In this article, an "idle" or "underutilized" Amazon MQ broker is one that is consistently provisioned with far more capacity than it consumes. This isn’t about a momentary lull in traffic; it’s about a persistent pattern of low usage over an extended period, typically 30 days or more.

The key signals of an underutilized broker are found in its performance metrics. We look for resources where the 95th percentile (P95) of CPU and memory utilization remains consistently below established thresholds—for example, a P95 CPU utilization below 20% and P95 memory utilization below 40%. Using the P95 metric, rather than an average, ensures that the analysis accounts for performance peaks, providing a safe basis for downsizing recommendations.

Common Scenarios

Scenario 1

Organizations that migrate to AWS using a "lift-and-shift" approach often create over-provisioned resources. They replicate on-premises hardware specs, which were designed for multi-year peak capacity, directly into Amazon MQ instance sizes. This results in brokers that are immediately and massively oversized for their actual cloud workload.

Scenario 2

Non-production environments (development, testing, staging) are frequently configured as clones of production to ensure parity. However, these environments handle a fraction of the traffic. An mq.m5.2xlarge instance that is appropriate for production is likely running at near-zero utilization in a staging environment, making these low-risk environments prime candidates for rightsizing.

Scenario 3

During initial application design, architects often choose large instance sizes for message brokers as a precaution against unknown future loads. If the application’s message volume never reaches these projected peaks, the broker remains oversized indefinitely. This is especially common in microservices architectures where numerous small brokers are deployed but sized as if they were monolithic enterprise service buses.

Risks and Trade-offs

While financially attractive, rightsizing Amazon MQ instances involves operational risks that require careful management. The most significant consideration is that modifying the instance type of a broker necessitates a restart, leading to a period of service unavailability. For single-instance brokers, this means planned downtime. For active/standby multi-AZ deployments, the process involves a failover, which minimizes downtime but can still disrupt active client connections.

This service interruption means the optimization cannot be fully automated without human oversight.
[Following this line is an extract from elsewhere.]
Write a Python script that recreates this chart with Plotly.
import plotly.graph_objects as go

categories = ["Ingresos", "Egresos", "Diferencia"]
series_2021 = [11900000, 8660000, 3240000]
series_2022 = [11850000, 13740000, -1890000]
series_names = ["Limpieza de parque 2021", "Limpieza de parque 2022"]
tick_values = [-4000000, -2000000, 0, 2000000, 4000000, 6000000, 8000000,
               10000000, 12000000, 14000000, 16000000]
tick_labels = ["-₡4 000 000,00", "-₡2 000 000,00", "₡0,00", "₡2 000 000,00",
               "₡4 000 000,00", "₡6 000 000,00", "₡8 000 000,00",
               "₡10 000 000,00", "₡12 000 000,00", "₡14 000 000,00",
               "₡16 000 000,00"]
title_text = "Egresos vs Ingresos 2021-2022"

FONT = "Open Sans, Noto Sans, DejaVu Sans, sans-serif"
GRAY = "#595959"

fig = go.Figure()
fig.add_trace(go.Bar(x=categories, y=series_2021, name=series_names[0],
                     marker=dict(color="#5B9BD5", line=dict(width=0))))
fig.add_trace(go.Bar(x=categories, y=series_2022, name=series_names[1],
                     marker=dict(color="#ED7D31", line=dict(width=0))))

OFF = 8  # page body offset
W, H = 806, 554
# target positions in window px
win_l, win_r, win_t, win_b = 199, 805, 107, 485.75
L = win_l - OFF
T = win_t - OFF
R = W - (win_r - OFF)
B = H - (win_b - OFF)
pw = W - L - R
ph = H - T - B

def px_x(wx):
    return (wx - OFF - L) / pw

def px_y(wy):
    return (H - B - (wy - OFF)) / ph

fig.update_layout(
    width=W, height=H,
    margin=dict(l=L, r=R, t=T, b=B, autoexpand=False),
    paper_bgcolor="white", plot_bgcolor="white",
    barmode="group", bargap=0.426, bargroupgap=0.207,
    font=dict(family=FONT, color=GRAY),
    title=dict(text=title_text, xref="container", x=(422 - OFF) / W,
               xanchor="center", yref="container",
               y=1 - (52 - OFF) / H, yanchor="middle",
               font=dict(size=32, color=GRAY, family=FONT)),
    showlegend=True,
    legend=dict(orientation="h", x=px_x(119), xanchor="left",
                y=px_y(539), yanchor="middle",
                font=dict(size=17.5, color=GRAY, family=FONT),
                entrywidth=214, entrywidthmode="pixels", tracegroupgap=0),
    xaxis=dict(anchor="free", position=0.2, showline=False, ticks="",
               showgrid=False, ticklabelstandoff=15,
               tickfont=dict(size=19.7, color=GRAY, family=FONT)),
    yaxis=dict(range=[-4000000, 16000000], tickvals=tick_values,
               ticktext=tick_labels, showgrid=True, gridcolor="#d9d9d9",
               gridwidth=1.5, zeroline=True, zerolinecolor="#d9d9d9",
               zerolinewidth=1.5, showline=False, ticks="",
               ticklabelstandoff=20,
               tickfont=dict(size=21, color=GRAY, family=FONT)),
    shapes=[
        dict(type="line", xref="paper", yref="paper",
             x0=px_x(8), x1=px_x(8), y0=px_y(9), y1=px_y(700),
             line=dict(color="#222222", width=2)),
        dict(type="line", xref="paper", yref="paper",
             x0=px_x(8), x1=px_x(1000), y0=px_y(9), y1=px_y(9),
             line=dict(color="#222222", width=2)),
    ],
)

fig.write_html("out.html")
Changes must be carefully scheduled within approved maintenance windows, and application teams must be notified. There is also a risk of over-optimizing; sizing a broker too aggressively could cause performance issues during unexpected traffic spikes. This is why recommendations must be based on conservative P95 metrics and include a safety buffer to ensure reliability.

Recommended Guardrails

To implement Amazon MQ rightsizing safely and effectively, FinOps teams should establish clear governance guardrails. Start with a mandatory tagging policy that identifies the business owner, application, and environment for every broker. Without clear ownership, it’s impossible to route recommendations for approval.

Develop a formal change management process for scheduling the required maintenance windows. This ensures that all stakeholders, from application owners to infrastructure teams, are aligned before any changes are made. Use budget and forecasting tools to set alerts for cost anomalies related to MQ, flagging potential rightsizing candidates proactively. Finally, establish a clear policy that non-production environments should not be sized identically to production unless a specific performance testing requirement justifies the cost.

Provider Notes

AWS

The core of this optimization involves analyzing metrics from Amazon CloudWatch to assess the utilization of Amazon MQ brokers, which support both ActiveMQ and RabbitMQ engines. The process involves identifying brokers with low CPUUtilization and MemoryUsage over time. The recommendation is then to modify the broker’s configuration to a smaller or newer-generation instance type, such as moving from an mq.m5.large to a more cost-efficient Graviton-based mq.m6g.medium. This change is applied during a broker maintenance window to minimize operational disruption.

Binadox Operational Playbook

Binadox Insight: The 3x cost premium of Amazon MQ over standard EC2 means that every hour of idle broker capacity is three times more wasteful than idle compute. Targeting this inefficiency is a high-impact FinOps activity that directly improves cloud ROI.

Binadox Checklist:

  • Implement a comprehensive tagging strategy to assign clear ownership for every Amazon MQ broker.
  • Analyze at least 30 days of CloudWatch P95 CPU and memory metrics to build a reliable utilization profile.
  • Socialize rightsizing recommendations with engineering teams, highlighting the built-in safety buffers.
  • Secure business approval and schedule changes within established maintenance windows.
  • Verify that client applications have robust reconnect logic to handle the planned service interruption.
  • Track the realized savings post-implementation to validate the business case.

Binadox KPIs to Track:

  • Monthly cost savings per rightsized Amazon MQ broker.
  • Percentage of the total Amazon MQ fleet that has been reviewed and optimized.
  • Reduction in average P95 CPU and Memory waste across all brokers.
  • Number of non-production brokers rightsized compared to their production counterparts.

Binadox Common Pitfalls:

  • Ignoring non-production environments, where some of the easiest savings are found.
  • Failing to communicate with application owners, leading to unexpected disruptions during a restart.
  • Rightsizing too aggressively without an adequate performance buffer for traffic spikes.
  • Lacking ownership tags, which stalls the approval process and prevents action.

Conclusion

Rightsizing Amazon MQ instances is a strategic opportunity for FinOps teams to eliminate significant and often overlooked cloud waste. The high cost of these managed services means that even a few optimizations can deliver thousands of dollars in annual savings.

While the process requires careful planning and coordination with engineering to manage the necessary broker restarts, the financial benefits are compelling. By adopting a data-driven approach based on historical performance metrics and establishing clear governance, your organization can confidently align broker costs with actual business needs, turning a hidden source of waste into a model of cloud efficiency.